The Bank of Korea appears set to prioritize financial stability over growth, signaling that interest rate cuts are off the table for most of 2026.
This shift in focus is primarily driven by two key concerns: the fragile Korean won and the still-hot housing market. Let's break down why these factors are so influential right now.
First, the currency situation is creating headaches for policymakers. In early February, the won weakened past the 1,470 per dollar mark, a level that raises alarm bells. Even though domestic inflation has cooled to the Bank's 2.0% target, a weak currency can quickly reverse that progress. This is due to a risk called 'FX pass-through', where the higher cost of imported goods (like oil and food) gets passed on to consumers, pushing inflation back up. To show it's serious about defending the won, the government even issued $3 billion in special bonds to bolster its foreign currency reserves.
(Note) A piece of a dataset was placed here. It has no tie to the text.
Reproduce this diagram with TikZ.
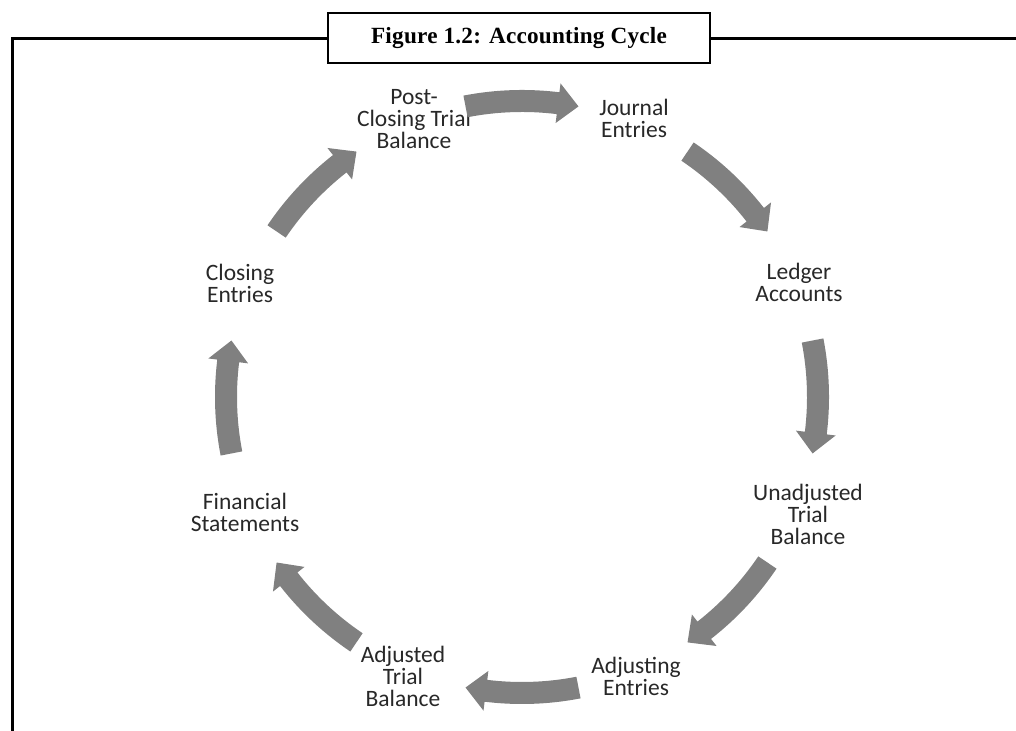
\documentclass[tikz,border=0pt]{standalone}
\usepackage{fontspec}
\setmainfont{Carlito}
\newfontfamily\titlefont[LetterSpace=1]{Liberation Serif}
\usetikzlibrary{positioning}
\definecolor{arrowgray}{RGB}{128,128,128}
\definecolor{labelink}{RGB}{40,40,40}
\tikzset{
  stage/.style={align=center, inner sep=0pt, text=labelink, font=\fontsize{11.75}{11}\selectfont},
  cyclearrow/.style={fill=arrowgray, draw=none},
  frame/.style={draw=black, line width=1.5pt},
  titlebox/.style={draw=black, line width=1.2pt, fill=white, minimum width=191pt, minimum height=25pt, font=\titlefont\bfseries\fontsize{11.6}{13}\selectfont}
}

\begin{document}
\begin{tikzpicture}[x=0.5pt, y=0.5pt]
  \useasboundingbox (0,0) rectangle (1016,731);

  % Frame and caption
  \draw[frame] (12.7,0) -- (12.7,692.5) -- (1016,692.5);
  \node[titlebox] (title) at (519,693) {Figure 1.2: Accounting Cycle};

  % Stages of the cycle
  \node[stage] (post)      at (414,612) {Post-\\Closing Trial\\Balance};
  \node[stage] (journal)   at (634,613) {Journal\\Entries};
  \node[stage] (ledger)    at (799,449) {Ledger\\Accounts};
  \node[stage] (unadj)     at (808,217) {Unadjusted\\Trial\\Balance};
  \node[stage] (adjusting) at (636,55)  {Adjusting\\Entries};
  \node[stage] (adjusted)  at (403,55)  {Adjusted\\Trial\\Balance};
  \node[stage] (financial) at (245,219) {Financial\\Statements};
  \node[stage] (closing)   at (240,448) {Closing\\Entries};

  % Curved block arrows, clockwise
  \begin{scope}[shift={(522,334)}]
    \foreach \a in {90,45,0,-45,-90,-135,-180,-225}
      \fill[cyclearrow] ({\a+11}:307) arc[start angle={\a+11}, end angle={\a-7}, radius=307]
        -- ({\a-7}:316) -- ({\a-11}:296) -- ({\a-7}:276) -- ({\a-7}:285)
        arc[start angle={\a-7}, end angle={\a+11}, radius=285] -- cycle;
  \end{scope}
\end{tikzpicture}
\end{document}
This sends a clear message: currency stability is a top priority, making a rate cut that could weaken the won further highly unlikely.
Second, the real estate market hasn't cooled enough. Seoul apartment prices have risen for 55 straight weeks, a trend that keeps concerns about household debt and financial system risk front and center. Instead of using broad-based rate cuts, the government is opting for more targeted measures. For example, it's reinstating a heavy capital gains tax surcharge for people who own multiple homes. This policy aims to cool speculative demand and increase the housing supply without lowering borrowing costs for everyone. It reinforces the idea that rate cuts are not the preferred tool for managing the property market right now.
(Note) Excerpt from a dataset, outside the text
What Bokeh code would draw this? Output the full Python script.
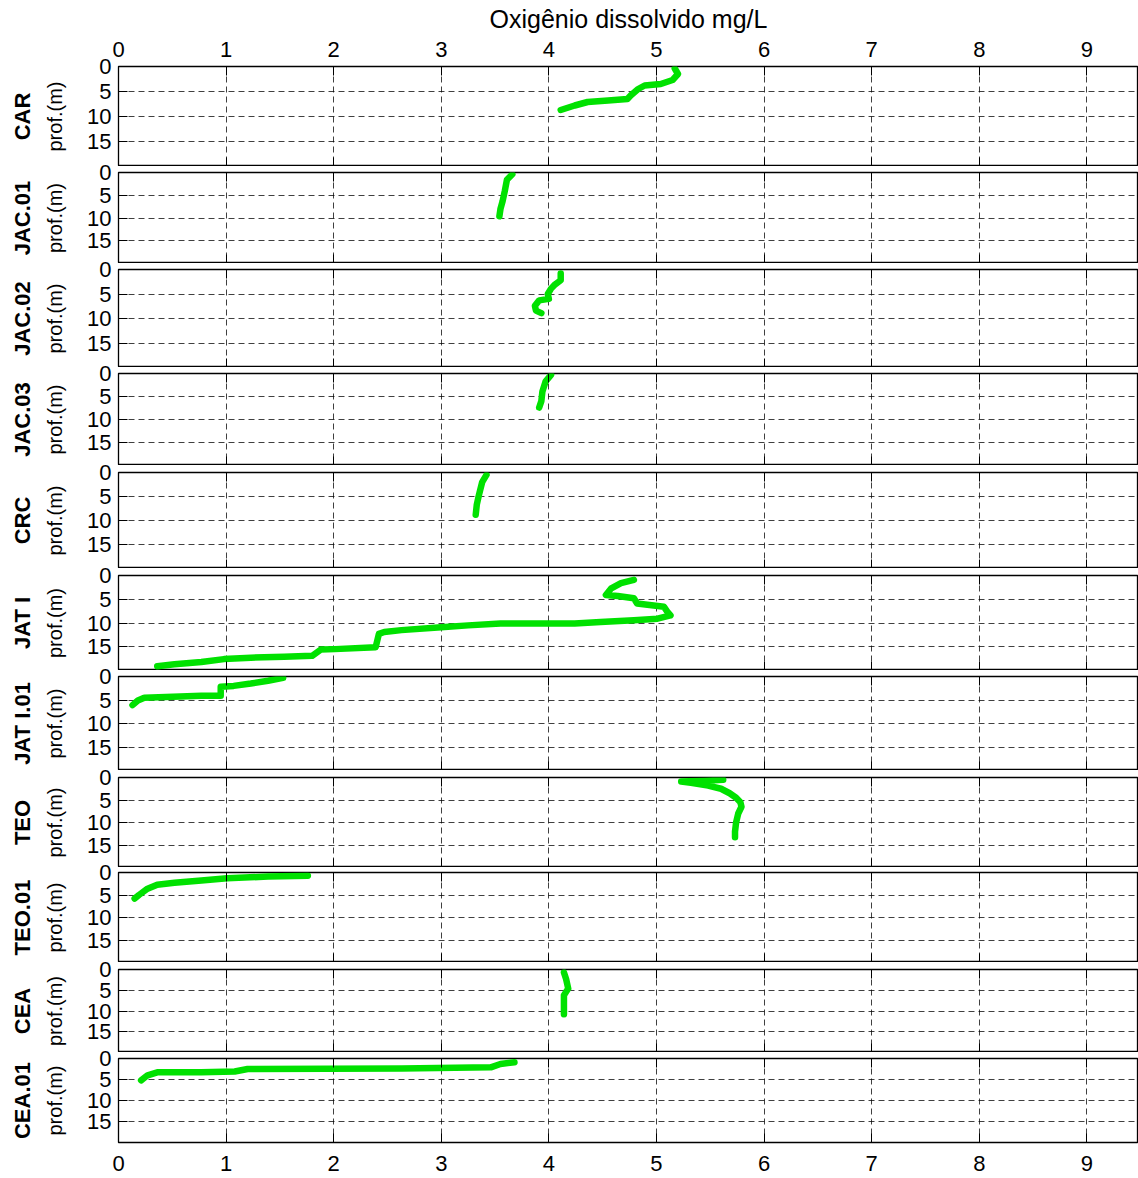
from bokeh.plotting import figure
from bokeh.models import Range1d, FixedTicker, LinearAxis, Title
from bokeh.layouts import column
from bokeh.embed import file_html
from bokeh.resources import INLINE

# ---------------- data ----------------
stations = ["CAR", "JAC.01", "JAC.02", "JAC.03", "CRC", "JAT I", "JAT I.01",
            "TEO", "TEO.01", "CEA", "CEA.01"]

car_do = [5.17, 5.20, 5.15, 5.04, 4.89, 4.83, 4.76, 4.73, 4.55, 4.36, 4.24, 4.11]
car_depth = [0.4, 1.5, 2.7, 3.5, 3.8, 4.5, 5.8, 6.5, 6.8, 7.1, 7.8, 8.7]

jac01_do = [3.66, 3.61, 3.59, 3.57, 3.55, 3.54]
jac01_depth = [0.4, 1.6, 4.1, 6.3, 8.0, 9.6]

jac02_do = [4.11, 4.11, 4.05, 4.02, 3.99, 4.00, 3.91, 3.87, 3.88, 3.93]
jac02_depth = [0.8, 2.2, 3.2, 3.9, 5.0, 6.0, 6.3, 7.4, 8.4, 8.9]

jac03_do = [4.02, 3.97, 3.94, 3.93, 3.91]
jac03_depth = [0.3, 1.7, 3.9, 6.0, 7.4]

crc_do = [3.42, 3.38, 3.35, 3.33, 3.32]
crc_depth = [0.5, 2.0, 4.7, 6.7, 8.8]

jati_do = [4.79, 4.67, 4.58, 4.53, 4.64, 4.79, 4.82, 5.07, 5.10, 5.13, 5.01, 4.79,
           4.48, 4.24, 3.55, 3.25, 3.00, 2.63, 2.47, 2.42, 2.39, 2.01, 1.88, 1.80,
           1.54, 1.23, 0.98, 0.77, 0.52, 0.36]
jati_depth = [0.9, 1.6, 2.7, 4.1, 4.3, 4.8, 5.9, 6.6, 7.6, 8.4, 9.1, 9.4,
              9.8, 10.1, 10.1, 10.5, 10.9, 11.5, 11.9, 12.3, 15.1, 15.5, 15.6, 16.9,
              17.1, 17.3, 17.6, 18.2, 18.7, 19.1]

jati01_do = [1.53, 1.39, 1.23, 1.07, 0.95, 0.95, 0.77, 0.24, 0.18, 0.13]
jati01_depth = [0.3, 0.9, 1.5, 2.0, 2.2, 4.1, 4.1, 4.5, 5.1, 6.1]

teo_do = [5.62, 5.45, 5.23, 5.32, 5.48, 5.60, 5.68, 5.74, 5.78, 5.79, 5.76, 5.74, 5.73, 5.73]
teo_depth = [0.5, 0.7, 0.9, 1.2, 1.8, 2.5, 3.5, 4.5, 5.5, 6.5, 8.0, 10.0, 12.0, 13.3]

teo01_do = [1.76, 1.39, 1.01, 0.77, 0.52, 0.36, 0.27, 0.19, 0.15]
teo01_depth = [0.7, 0.9, 1.3, 1.8, 2.3, 2.7, 3.6, 5.0, 5.8]

cea_do = [4.14, 4.16, 4.18, 4.14, 4.14]
cea_depth = [0.7, 2.3, 4.6, 6.2, 10.8]

cea01_do = [3.68, 3.55, 3.46, 2.63, 1.20, 1.08, 0.77, 0.36, 0.27, 0.21]
cea01_depth = [0.9, 1.3, 2.1, 2.4, 2.5, 3.1, 3.3, 3.3, 4.0, 5.2]

x_ticks = [0, 1, 2, 3, 4, 5, 6, 7, 8, 9]
y_ticks = [0, 5, 10, 15]
x_title = "Oxigênio dissolvido mg/L"
y_title = "prof.(m)"

profiles = [(car_do, car_depth), (jac01_do, jac01_depth), (jac02_do, jac02_depth),
            (jac03_do, jac03_depth), (crc_do, crc_depth), (jati_do, jati_depth),
            (jati01_do, jati01_depth), (teo_do, teo_depth), (teo01_do, teo01_depth),
            (cea_do, cea_depth), (cea01_do, cea01_depth)]

# ---------------- layout ----------------
FONT = "Liberation Sans"
frame_heights = [100, 91, 98, 92, 96, 95, 94, 90, 90, 83, 84]
top_gaps = [66, 6, 6, 6, 7, 7, 6, 7, 5, 7, 6]
OVERLAP = 12
GREEN = "#00e100"

figs = []
n = len(stations)
for i, (name, (xs, ys)) in enumerate(zip(stations, profiles)):
    first = i == 0
    last = i == n - 1
    extra = 0 if first else OVERLAP
    p = figure(frame_width=1020, frame_height=frame_heights[i],
               min_border_left=118, min_border_right=0,
               min_border_top=top_gaps[i] + extra, min_border_bottom=36 if last else 0,
               x_range=Range1d(0, 9.48), y_range=Range1d(20, 0),
               x_axis_location=None, y_axis_location="left",
               toolbar_location=None, output_backend="svg",
               background_fill_color="white", border_fill_color=None,
               margin=(-extra, 0, 0, 0))
    p.outline_line_color = "black"
    p.outline_line_width = 1.3

    # y axis
    ya = p.yaxis[0]
    ya.ticker = FixedTicker(ticks=y_ticks)
    ya.major_tick_in = 9
    ya.major_tick_out = 0
    ya.minor_tick_line_color = None
    ya.axis_line_color = None
    ya.major_label_standoff = 7
    ya.major_label_text_font = FONT
    ya.major_label_text_font_size = "22px"
    ya.major_label_text_color = "black"
    ya.axis_label = y_title
    ya.axis_label_text_font = FONT
    ya.axis_label_text_font_size = "20px"
    ya.axis_label_text_font_style = "normal"
    ya.axis_label_text_color = "black"
    ya.axis_label_standoff = 18

    # top & bottom axes (ticks inside)
    for loc in ("above", "below"):
        show = (loc == "above" and first) or (loc == "below" and last)
        ax = LinearAxis(ticker=FixedTicker(ticks=x_ticks))
        ax.major_tick_in = 9
        ax.major_tick_out = 0
        ax.minor_tick_line_color = None
        ax.axis_line_color = None
        ax.major_label_text_font = FONT
        if show:
            ax.major_label_text_font_size = "22px"
            ax.major_label_text_color = "black"
            ax.major_label_standoff = 10 if loc == "above" else 13
        else:
            ax.major_label_text_font_size = "1px"
            ax.major_label_text_color = None
            ax.major_label_standoff = 0
        if loc == "above" and first:
            ax.axis_label = x_title
            ax.axis_label_text_font = FONT
            ax.axis_label_text_font_size = "25px"
            ax.axis_label_text_font_style = "normal"
            ax.axis_label_text_color = "black"
            ax.axis_label_standoff = 6
        p.add_layout(ax, loc)

    # grids
    p.xgrid.ticker = FixedTicker(ticks=x_ticks)
    p.ygrid.ticker = FixedTicker(ticks=y_ticks)
    for g in (p.xgrid, p.ygrid):
        g.grid_line_color = "black"
        g.grid_line_alpha = 0.75
        g.grid_line_dash = "6 4"
        g.grid_line_width = 1

    # station title
    p.add_layout(Title(text=name, align="center", text_font=FONT,
                       text_font_size="22px", text_font_style="bold",
                       text_color="black", standoff=13), "left")

    p.line(xs, ys, line_color=GREEN, line_width=6.5, line_join="round", line_cap="round")
    figs.append(p)

layout = column(*figs, spacing=0)
open("out.html", "w").write(file_html(layout, INLINE))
Finally, external factors also play a role. The U.S. Federal Reserve is holding its interest rates steady at a much higher level than Korea's. This significant rate gap can encourage investors to move money out of Korea in search of better returns, putting more downward pressure on the won. The Bank of Korea is reluctant to widen this gap further by cutting its own rates. Given these combined pressures, the expert consensus that the BOK will remain on hold has become quite strong.
- FX pass-through: The effect that changes in the exchange rate have on the prices of imported goods and, consequently, on a country's domestic inflation.
- Capital Gains Tax (CGT) Surcharge: An additional tax levied on the profits from selling an asset, in this case, applied to individuals who own multiple properties to discourage speculative investment in real estate.